• [Information provided]
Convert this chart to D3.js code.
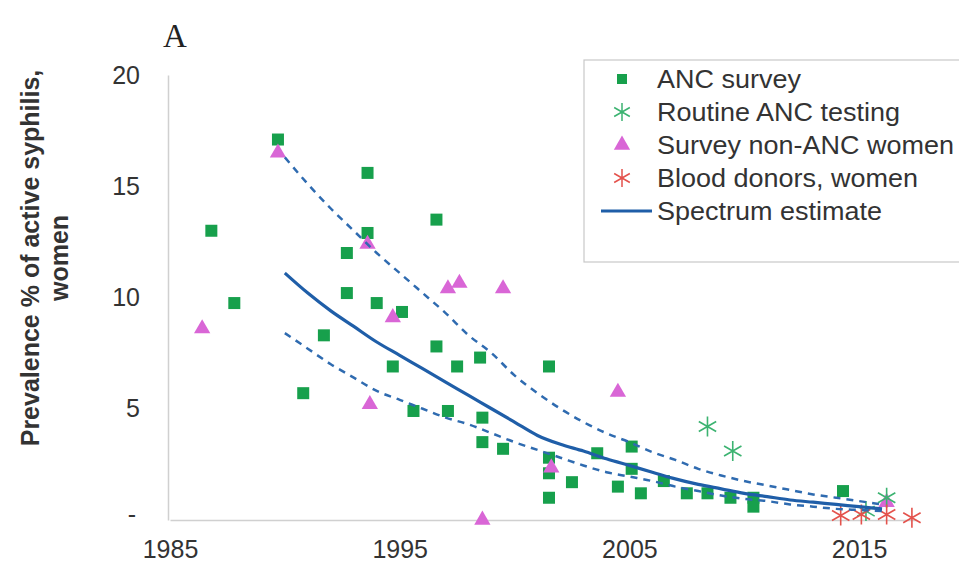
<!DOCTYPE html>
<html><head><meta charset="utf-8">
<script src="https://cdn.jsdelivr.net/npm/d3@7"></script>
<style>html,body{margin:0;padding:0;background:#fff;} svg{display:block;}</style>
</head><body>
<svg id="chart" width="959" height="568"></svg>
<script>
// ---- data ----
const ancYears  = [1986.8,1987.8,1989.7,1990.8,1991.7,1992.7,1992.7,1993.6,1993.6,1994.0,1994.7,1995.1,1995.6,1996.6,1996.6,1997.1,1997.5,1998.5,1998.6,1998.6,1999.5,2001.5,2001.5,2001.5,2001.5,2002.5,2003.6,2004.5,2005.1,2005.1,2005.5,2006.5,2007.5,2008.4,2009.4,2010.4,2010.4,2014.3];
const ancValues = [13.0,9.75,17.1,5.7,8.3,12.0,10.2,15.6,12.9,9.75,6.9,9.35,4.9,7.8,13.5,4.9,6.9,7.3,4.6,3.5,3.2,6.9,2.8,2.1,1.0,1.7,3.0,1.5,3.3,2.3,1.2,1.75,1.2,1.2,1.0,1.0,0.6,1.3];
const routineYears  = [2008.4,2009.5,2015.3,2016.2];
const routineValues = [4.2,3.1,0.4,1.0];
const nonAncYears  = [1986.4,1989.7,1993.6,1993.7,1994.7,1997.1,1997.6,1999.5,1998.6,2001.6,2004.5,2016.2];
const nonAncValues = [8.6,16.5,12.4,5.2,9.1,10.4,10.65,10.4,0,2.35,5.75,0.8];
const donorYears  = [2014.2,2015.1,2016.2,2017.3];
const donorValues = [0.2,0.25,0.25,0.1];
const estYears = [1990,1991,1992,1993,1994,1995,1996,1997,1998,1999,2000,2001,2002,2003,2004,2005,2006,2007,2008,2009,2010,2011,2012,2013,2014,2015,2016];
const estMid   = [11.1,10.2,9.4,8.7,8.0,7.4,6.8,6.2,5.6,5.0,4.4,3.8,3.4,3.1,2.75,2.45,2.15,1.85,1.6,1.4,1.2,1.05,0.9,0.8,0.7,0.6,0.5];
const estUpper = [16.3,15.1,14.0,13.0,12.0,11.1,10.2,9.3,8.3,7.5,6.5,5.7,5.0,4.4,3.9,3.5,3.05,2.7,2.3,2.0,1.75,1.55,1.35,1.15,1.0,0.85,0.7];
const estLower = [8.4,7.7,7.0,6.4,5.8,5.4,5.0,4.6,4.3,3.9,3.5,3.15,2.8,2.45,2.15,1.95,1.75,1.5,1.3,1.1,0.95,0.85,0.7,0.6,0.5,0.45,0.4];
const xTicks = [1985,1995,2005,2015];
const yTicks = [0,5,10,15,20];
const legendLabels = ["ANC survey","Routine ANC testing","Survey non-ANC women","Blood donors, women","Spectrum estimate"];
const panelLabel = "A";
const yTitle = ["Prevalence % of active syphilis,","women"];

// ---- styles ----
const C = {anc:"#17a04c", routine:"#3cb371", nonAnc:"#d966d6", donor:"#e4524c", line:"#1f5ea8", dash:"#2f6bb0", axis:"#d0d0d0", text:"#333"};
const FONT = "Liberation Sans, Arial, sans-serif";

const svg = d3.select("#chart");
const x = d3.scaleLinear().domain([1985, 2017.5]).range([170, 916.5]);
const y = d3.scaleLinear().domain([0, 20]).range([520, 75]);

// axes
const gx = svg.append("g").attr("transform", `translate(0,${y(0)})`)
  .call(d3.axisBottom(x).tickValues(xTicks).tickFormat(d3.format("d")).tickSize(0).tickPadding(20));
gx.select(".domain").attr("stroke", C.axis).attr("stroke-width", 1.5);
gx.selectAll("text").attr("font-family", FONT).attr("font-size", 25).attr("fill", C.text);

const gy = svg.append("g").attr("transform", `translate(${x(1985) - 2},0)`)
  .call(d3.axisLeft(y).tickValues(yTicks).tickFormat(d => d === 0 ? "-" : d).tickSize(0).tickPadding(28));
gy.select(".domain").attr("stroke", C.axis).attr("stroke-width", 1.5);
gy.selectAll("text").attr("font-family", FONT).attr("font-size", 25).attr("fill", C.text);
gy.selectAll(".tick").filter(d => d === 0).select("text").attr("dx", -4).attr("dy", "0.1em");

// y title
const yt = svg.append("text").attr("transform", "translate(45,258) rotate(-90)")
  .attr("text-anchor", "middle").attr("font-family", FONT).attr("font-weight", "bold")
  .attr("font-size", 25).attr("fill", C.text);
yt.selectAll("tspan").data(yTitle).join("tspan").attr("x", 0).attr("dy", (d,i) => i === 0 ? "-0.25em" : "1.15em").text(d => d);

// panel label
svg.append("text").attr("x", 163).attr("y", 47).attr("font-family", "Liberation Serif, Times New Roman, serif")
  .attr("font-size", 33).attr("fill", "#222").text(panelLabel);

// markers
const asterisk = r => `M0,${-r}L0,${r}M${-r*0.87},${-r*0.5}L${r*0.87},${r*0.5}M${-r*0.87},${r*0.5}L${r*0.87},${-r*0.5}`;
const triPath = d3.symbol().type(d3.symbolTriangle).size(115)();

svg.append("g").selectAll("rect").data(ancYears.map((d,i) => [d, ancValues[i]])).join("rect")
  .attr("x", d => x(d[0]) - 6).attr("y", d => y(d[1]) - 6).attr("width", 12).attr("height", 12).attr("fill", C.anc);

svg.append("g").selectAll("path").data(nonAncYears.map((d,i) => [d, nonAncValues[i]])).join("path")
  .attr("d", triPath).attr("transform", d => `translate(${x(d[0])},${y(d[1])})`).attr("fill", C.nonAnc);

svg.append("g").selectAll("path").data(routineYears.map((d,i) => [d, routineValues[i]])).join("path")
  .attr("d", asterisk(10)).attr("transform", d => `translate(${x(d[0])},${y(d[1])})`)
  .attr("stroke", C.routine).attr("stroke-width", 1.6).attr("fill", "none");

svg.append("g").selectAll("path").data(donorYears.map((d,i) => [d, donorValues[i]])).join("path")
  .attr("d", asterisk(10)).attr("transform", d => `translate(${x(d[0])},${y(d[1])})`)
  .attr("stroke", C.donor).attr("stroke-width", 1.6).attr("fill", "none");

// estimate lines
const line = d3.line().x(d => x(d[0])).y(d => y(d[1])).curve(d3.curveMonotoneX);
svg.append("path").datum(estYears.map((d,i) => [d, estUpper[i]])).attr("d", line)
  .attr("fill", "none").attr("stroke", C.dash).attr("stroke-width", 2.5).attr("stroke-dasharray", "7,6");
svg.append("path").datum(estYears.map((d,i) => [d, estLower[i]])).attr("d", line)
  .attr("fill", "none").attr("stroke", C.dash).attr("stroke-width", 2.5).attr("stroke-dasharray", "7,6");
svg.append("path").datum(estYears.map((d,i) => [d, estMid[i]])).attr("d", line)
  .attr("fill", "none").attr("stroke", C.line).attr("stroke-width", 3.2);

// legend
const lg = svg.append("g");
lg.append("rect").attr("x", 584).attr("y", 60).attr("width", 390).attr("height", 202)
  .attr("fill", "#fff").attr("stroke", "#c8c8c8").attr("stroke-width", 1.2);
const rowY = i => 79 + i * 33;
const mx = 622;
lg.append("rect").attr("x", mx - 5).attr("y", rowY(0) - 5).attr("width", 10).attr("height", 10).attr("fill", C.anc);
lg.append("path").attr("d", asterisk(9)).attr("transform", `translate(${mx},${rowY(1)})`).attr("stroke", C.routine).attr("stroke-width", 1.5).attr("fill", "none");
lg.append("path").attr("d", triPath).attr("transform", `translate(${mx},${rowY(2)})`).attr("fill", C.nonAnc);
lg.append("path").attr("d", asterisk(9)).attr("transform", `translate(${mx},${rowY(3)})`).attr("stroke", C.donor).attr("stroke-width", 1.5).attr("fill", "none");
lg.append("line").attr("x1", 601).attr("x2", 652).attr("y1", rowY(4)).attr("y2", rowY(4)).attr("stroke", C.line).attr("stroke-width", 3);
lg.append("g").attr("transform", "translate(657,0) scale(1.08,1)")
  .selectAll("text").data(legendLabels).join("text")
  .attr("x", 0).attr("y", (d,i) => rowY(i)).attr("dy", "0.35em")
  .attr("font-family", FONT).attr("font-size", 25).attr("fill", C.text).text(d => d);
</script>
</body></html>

• [Brief]
Take each line of the material that contains the word "chart" and list it.

• [Output of the task]
Convert this chart to D3.js code.
<svg id="chart" width="959" height="568"></svg>
const svg = d3.select("#chart");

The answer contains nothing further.